The long term answer, however, is more complex and even more difficult. It begins with the understanding that our schools are reflections of our communities. If the community is in crisis, the public schools will be in crisis. If the neighborhood is unsafe, the neighborhood school will be unsafe. Any effective approach to safer schools must include efforts to make the community safe. This means, of course, working to overcome the impact of poverty and neglect on the community. This means taking a holistic approach to changing people's lives after years of policies that exacerbate income inequity and segregation. It means a national assault on the very real problems of the inner city. It means spending the money, expending the effort and recognizing that only a full frontal assault on poverty and its consequences will ever move the country along to the kind of inner city public schools we all want.

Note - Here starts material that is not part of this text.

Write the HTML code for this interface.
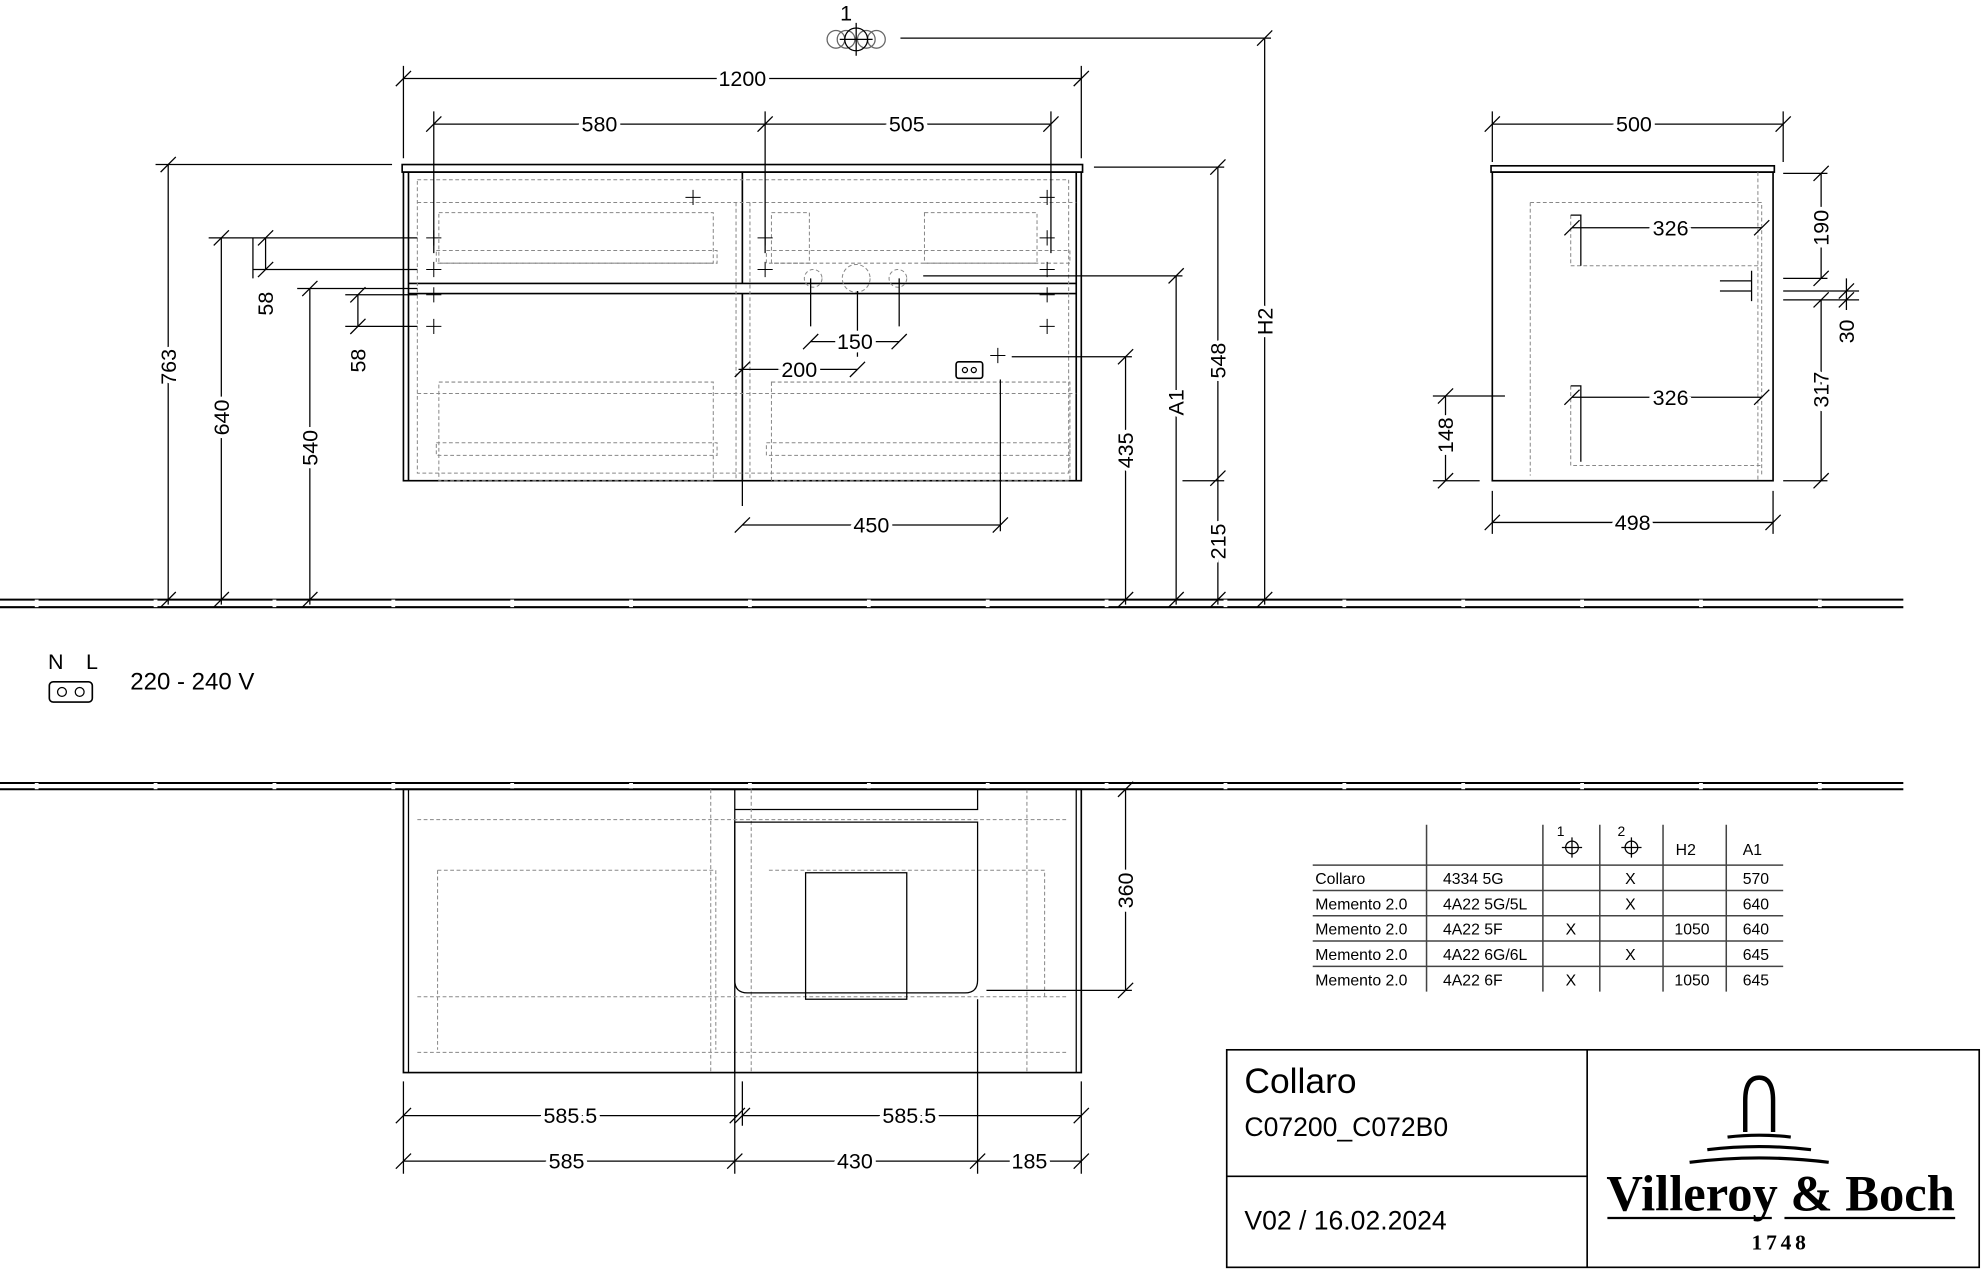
<!DOCTYPE html>
<html><head><meta charset="utf-8"><style>
html,body{margin:0;padding:0;background:#fff}
svg{display:block}
text{font-family:"Liberation Sans",sans-serif;fill:#000}
.d{font-family:"DejaVu Sans Condensed","DejaVu Sans","Liberation Sans",sans-serif;font-size:17px}
</style></head><body>
<svg width="1983" height="1270" viewBox="0 0 1568 1004" xmlns="http://www.w3.org/2000/svg">
<defs><path id="t" d="M-6,6 L6,-6" stroke="#000" stroke-width="1"/></defs>
<g fill="none" stroke="#000" stroke-width="1">
<path d="M0,474H1505M0,480H1505M0,619H1505M0,624H1505" stroke-width="1.6"/>
<g stroke="#fff" stroke-width="3"><path d="M29,474V480M123,474V480M217,474V480M311,474V480M405,474V480M499,474V480M593,474V480M687,474V480M781,474V480M875,474V480M969,474V480M1063,474V480M1157,474V480M1251,474V480M1345,474V480M1439,474V480M29,619V624M123,619V624M217,619V624M311,619V624M405,619V624M499,619V624M593,619V624M687,619V624M781,619V624M875,619V624M969,619V624M1063,619V624M1157,619V624M1251,619V624M1345,619V624M1439,619V624"/></g>
<rect x="318" y="130" width="538" height="6" stroke-width="1.3"/>
<rect x="319" y="136" width="536" height="244" stroke-width="1.3"/>
<path d="M323,136V380M851,136V380M587,136V224M587,232V380M323,224H851M323,232H851" stroke-width="1.3"/>
<g stroke="#888" stroke-dasharray="3,2" stroke-width="0.8">
<rect x="330" y="142" width="515" height="232"/>
<rect x="347" y="168" width="217" height="40"/><rect x="345" y="198" width="222" height="10"/>
<rect x="610" y="168" width="30" height="40"/><rect x="731" y="168" width="89" height="40"/><rect x="606" y="198" width="240" height="10"/>
<rect x="347" y="302" width="217" height="78"/><rect x="345" y="350" width="222" height="10"/>
<rect x="610" y="302" width="236" height="78"/><rect x="606" y="350" width="240" height="10"/>
<path d="M330,160H851M330,311H851M582,160V380M593,160V380"/>
<circle cx="643" cy="220" r="7"/><circle cx="677" cy="220" r="11"/><circle cx="710" cy="220" r="7"/>
</g>
<g stroke-width="0.8"><path d="M337,188h12m-6,-6v12M337,213h12m-6,-6v12M337,233h12m-6,-6v12M337,258h12m-6,-6v12M542,156h12m-6,-6v12M599,188h12m-6,-6v12M599,213h12m-6,-6v12M822,156h12m-6,-6v12M822,188h12m-6,-6v12M822,213h12m-6,-6v12M822,233h12m-6,-6v12M822,258h12m-6,-6v12M783,281h12m-6,-6v12"/></g>
<rect x="756" y="286" width="21" height="13" rx="2" stroke-width="1.3"/>
<circle cx="763" cy="292.5" r="2"/><circle cx="770" cy="292.5" r="2"/>
<path d="M319,52V125M855,52V125M319,62H855"/>
<path d="M343,88V200M605,88V200M831,88V200M343,98H831"/>
<path d="M123,130H310M133,130V478M165,188H330M175,188V478M235,228H330M245,228V478M200,188V220M210,188V213M200,213H330M273,233H330M283,233V258M273,258H330"/>
<path d="M641,258V220M711,258V220M641,270H711M584,292H678M678,282V230M587,415H791M587,400V380M791,300V420"/>
<path d="M800,282H895M890,282V478M730,218H935M930,218V478M865,132H968M963,132V478M935,380H968M1000,30V478M712,30H1005"/>
<g><use href="#t" x="319" y="62"/><use href="#t" x="855" y="62"/><use href="#t" x="343" y="98"/><use href="#t" x="605" y="98"/><use href="#t" x="831" y="98"/>
<use href="#t" x="133" y="130"/><use href="#t" x="133" y="474"/><use href="#t" x="175" y="188"/><use href="#t" x="175" y="474"/><use href="#t" x="245" y="228"/><use href="#t" x="245" y="474"/>
<use href="#t" x="210" y="188"/><use href="#t" x="210" y="213"/><use href="#t" x="283" y="233"/><use href="#t" x="283" y="258"/>
<use href="#t" x="641" y="270"/><use href="#t" x="711" y="270"/><use href="#t" x="587" y="292"/><use href="#t" x="678" y="292"/><use href="#t" x="587" y="415"/><use href="#t" x="791" y="415"/>
<use href="#t" x="890" y="282"/><use href="#t" x="890" y="474"/><use href="#t" x="930" y="218"/><use href="#t" x="930" y="474"/><use href="#t" x="963" y="132"/><use href="#t" x="963" y="378"/><use href="#t" x="963" y="474"/><use href="#t" x="1000" y="30"/><use href="#t" x="1000" y="474"/></g>
<circle cx="661" cy="31" r="7" stroke="#666"/><circle cx="669" cy="31" r="7" stroke="#666"/><circle cx="685" cy="31" r="7" stroke="#666"/><circle cx="693" cy="31" r="7" stroke="#666"/><circle cx="677" cy="31" r="9"/><path d="M664,31H690M677,18V44"/>
<rect x="1179" y="131" width="224" height="5" stroke-width="1.3"/>
<rect x="1180" y="136" width="222" height="244" stroke-width="1.3"/>
<g stroke="#888" stroke-dasharray="3,2" stroke-width="0.8"><path d="M1210,160H1393V376M1210,160V376M1242,170V210H1393M1242,305V368H1393M1390,136V380"/></g>
<path d="M1242,170h8v40M1242,305h8v60M1360,222h25M1360,230h25M1385,214v24"/>
<path d="M1180,88V128M1410,88V128M1180,98H1410M1180,388V422M1402,388V422M1180,413H1402"/>
<path d="M1243,180H1393M1243,314H1393M1410,137H1445M1440,137V220M1410,220H1445M1410,230H1470M1410,237H1470M1460,220V245M1440,237V380M1410,380H1445M1133,313H1190M1143,313V380M1133,380H1170"/>
<g><use href="#t" x="1180" y="98"/><use href="#t" x="1410" y="98"/><use href="#t" x="1180" y="413"/><use href="#t" x="1402" y="413"/><use href="#t" x="1243" y="180"/><use href="#t" x="1393" y="180"/><use href="#t" x="1243" y="314"/><use href="#t" x="1393" y="314"/><use href="#t" x="1440" y="137"/><use href="#t" x="1440" y="220"/><use href="#t" x="1440" y="237"/><use href="#t" x="1440" y="380"/><use href="#t" x="1460" y="230"/><use href="#t" x="1460" y="237"/><use href="#t" x="1143" y="313"/><use href="#t" x="1143" y="380"/></g>
<rect x="319" y="624" width="536" height="224" stroke-width="1.3"/>
<path d="M323,624V848M851,624V848M581,624V848M581,640H773V624" stroke-width="1"/>
<g stroke="#888" stroke-dasharray="3,2" stroke-width="0.8"><path d="M330,648H845M330,788H845M330,832H845M346,688H566V830M346,688V830M562,624V848M594,624V848M812,624V848M608,688H826V790"/></g>
<path d="M581,650H773V775Q773,785 763,785H591Q581,785 581,775Z"/>
<rect x="637" y="690" width="80" height="100"/>
<path d="M770,624H895M890,624V783M780,783H895"/>
<path d="M319,855V928M855,855V928M581,790V928M587,855V890M773,790V928M319,882H583M587,882H855M319,918H855"/>
<g><use href="#t" x="890" y="624"/><use href="#t" x="890" y="783"/><use href="#t" x="319" y="882"/><use href="#t" x="583" y="882"/><use href="#t" x="587" y="882"/><use href="#t" x="855" y="882"/><use href="#t" x="319" y="918"/><use href="#t" x="581" y="918"/><use href="#t" x="773" y="918"/><use href="#t" x="855" y="918"/></g>
<rect x="39" y="539" width="34" height="16" rx="3" stroke-width="1.3"/><circle cx="49" cy="547" r="3.5"/><circle cx="63" cy="547" r="3.5"/>
<path d="M1038,684H1410M1038,704H1410M1038,724H1410M1038,744H1410M1038,764H1410M1128,652V784M1220,652V784M1265,652V784M1315,652V784M1365,652V784" stroke="#444" stroke-width="1.2"/>
<circle cx="1243" cy="670" r="5"/><path d="M1235,670H1251M1243,662V678"/><circle cx="1290" cy="670" r="5"/><path d="M1282,670H1298M1290,662V678"/>
<rect x="970" y="830" width="595" height="172" stroke-width="1.3"/>
<path d="M1255,830V1002M970,930H1255" stroke-width="1.3"/>
<path d="M1380,895V870Q1380,852 1391,852Q1402,852 1402,870V895" stroke-width="3.5"/>
<path d="M1366,899Q1391,896 1416,899M1350,909Q1391,904 1432,909M1336,919Q1391,912 1446,919" stroke-width="2.5"/>
<path d="M1271,963H1401M1411,963H1546" stroke-width="1.8"/>
</g>
<g class="d" text-anchor="middle">
<text x="587" y="68" stroke="#fff" stroke-width="6" style="paint-order:stroke">1200</text>
<text x="474" y="104" stroke="#fff" stroke-width="6" style="paint-order:stroke">580</text>
<text x="717" y="104" stroke="#fff" stroke-width="6" style="paint-order:stroke">505</text>
<text x="676" y="276" stroke="#fff" stroke-width="6" style="paint-order:stroke">150</text>
<text x="632" y="298" stroke="#fff" stroke-width="6" style="paint-order:stroke">200</text>
<text x="689" y="421" stroke="#fff" stroke-width="6" style="paint-order:stroke">450</text>
<text x="1292" y="104" stroke="#fff" stroke-width="6" style="paint-order:stroke">500</text>
<text x="1291" y="419" stroke="#fff" stroke-width="6" style="paint-order:stroke">498</text>
<text x="1321" y="186" stroke="#fff" stroke-width="6" style="paint-order:stroke">326</text>
<text x="1321" y="320" stroke="#fff" stroke-width="6" style="paint-order:stroke">326</text>
<text x="451" y="888" stroke="#fff" stroke-width="6" style="paint-order:stroke">585.5</text>
<text x="719" y="888" stroke="#fff" stroke-width="6" style="paint-order:stroke">585.5</text>
<text x="448" y="924" stroke="#fff" stroke-width="6" style="paint-order:stroke">585</text>
<text x="676" y="924" stroke="#fff" stroke-width="6" style="paint-order:stroke">430</text>
<text x="814" y="924" stroke="#fff" stroke-width="6" style="paint-order:stroke">185</text>
<text x="669" y="16">1</text>
<text transform="translate(139,290) rotate(-90)" stroke="#fff" stroke-width="6" style="paint-order:stroke">763</text>
<text transform="translate(181,330) rotate(-90)" stroke="#fff" stroke-width="6" style="paint-order:stroke">640</text>
<text transform="translate(251,354) rotate(-90)" stroke="#fff" stroke-width="6" style="paint-order:stroke">540</text>
<text transform="translate(216,240) rotate(-90)">58</text>
<text transform="translate(289,285) rotate(-90)">58</text>
<text transform="translate(896,356) rotate(-90)" stroke="#fff" stroke-width="6" style="paint-order:stroke">435</text>
<text transform="translate(936,318) rotate(-90)" stroke="#fff" stroke-width="6" style="paint-order:stroke">A1</text>
<text transform="translate(969,285) rotate(-90)" stroke="#fff" stroke-width="6" style="paint-order:stroke">548</text>
<text transform="translate(969,428) rotate(-90)" stroke="#fff" stroke-width="6" style="paint-order:stroke">215</text>
<text transform="translate(1006,254) rotate(-90)" stroke="#fff" stroke-width="6" style="paint-order:stroke">H2</text>
<text transform="translate(1446,180) rotate(-90)" stroke="#fff" stroke-width="6" style="paint-order:stroke">190</text>
<text transform="translate(1466,262) rotate(-90)">30</text>
<text transform="translate(1446,308) rotate(-90)" stroke="#fff" stroke-width="6" style="paint-order:stroke">317</text>
<text transform="translate(1149,344) rotate(-90)" stroke="#fff" stroke-width="6" style="paint-order:stroke">148</text>
<text transform="translate(896,704) rotate(-90)" stroke="#fff" stroke-width="6" style="paint-order:stroke">360</text>
</g>
<text x="38" y="529" font-size="17">N</text><text x="68" y="529" font-size="17">L</text>
<text x="103" y="545" font-size="19">220 - 240 V</text>
<g font-size="12.5">
<text x="1325" y="676">H2</text><text x="1378" y="676">A1</text><text x="1231" y="661" font-size="11">1</text><text x="1279" y="661" font-size="11">2</text>
<text x="1040" y="699">Collaro</text><text x="1141" y="699">4334 5G</text><text x="1285" y="699">X</text><text x="1378" y="699">570</text>
<text x="1040" y="719">Memento 2.0</text><text x="1141" y="719">4A22 5G/5L</text><text x="1285" y="719">X</text><text x="1378" y="719">640</text>
<text x="1040" y="739">Memento 2.0</text><text x="1141" y="739">4A22 5F</text><text x="1238" y="739">X</text><text x="1324" y="739">1050</text><text x="1378" y="739">640</text>
<text x="1040" y="759">Memento 2.0</text><text x="1141" y="759">4A22 6G/6L</text><text x="1285" y="759">X</text><text x="1378" y="759">645</text>
<text x="1040" y="779">Memento 2.0</text><text x="1141" y="779">4A22 6F</text><text x="1238" y="779">X</text><text x="1324" y="779">1050</text><text x="1378" y="779">645</text>
</g>
<text x="984" y="864" font-size="28">Collaro</text>
<text x="984" y="898" font-size="21">C07200_C072B0</text>
<text x="984" y="972" font-size="21">V02 / 16.02.2024</text>
<text x="1408" y="957" font-size="40" font-weight="bold" text-anchor="middle" style="font-family:'Liberation Serif',serif">Villeroy &amp; Boch</text>
<text x="1408" y="988" font-size="17" font-weight="bold" text-anchor="middle" letter-spacing="3" style="font-family:'Liberation Serif',serif">1748</text>
</svg>
</body></html>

This is what makes the reformers' school choice rhetoric so dangerous and so appealing to its wealthy proponents. Choice gives the appearance of addressing the issue, without really addressing the issue and it does so on the cheap. Choice doesn't cost the wealthy the kind of money that a full on anti-poverty program would cost them. It does not require the income redistribution that would be necessary for real change. It is reform on the cheap and it is reform designed to create a compliant work force for the wealthy in the future. It is a reform, ultimately, that allows those of us who are better off to find a rationale to escape the responsibility for the less fortunate among us.

Real change in the schools will require real change in the prospects for families living in inner city neighborhoods. It demands a long term and long range commitment, not only to making public schools work, but to making a more just, safer society work. It demands a higher minimum wage, ready access to quality child care, ready access to quality health care, ready access to family counseling services, ready access to employment programs, ready access to reliable public transportation. Anything short of this full commitment is doomed to fail our children and we will pay for this failure with an unsafe future for all of us.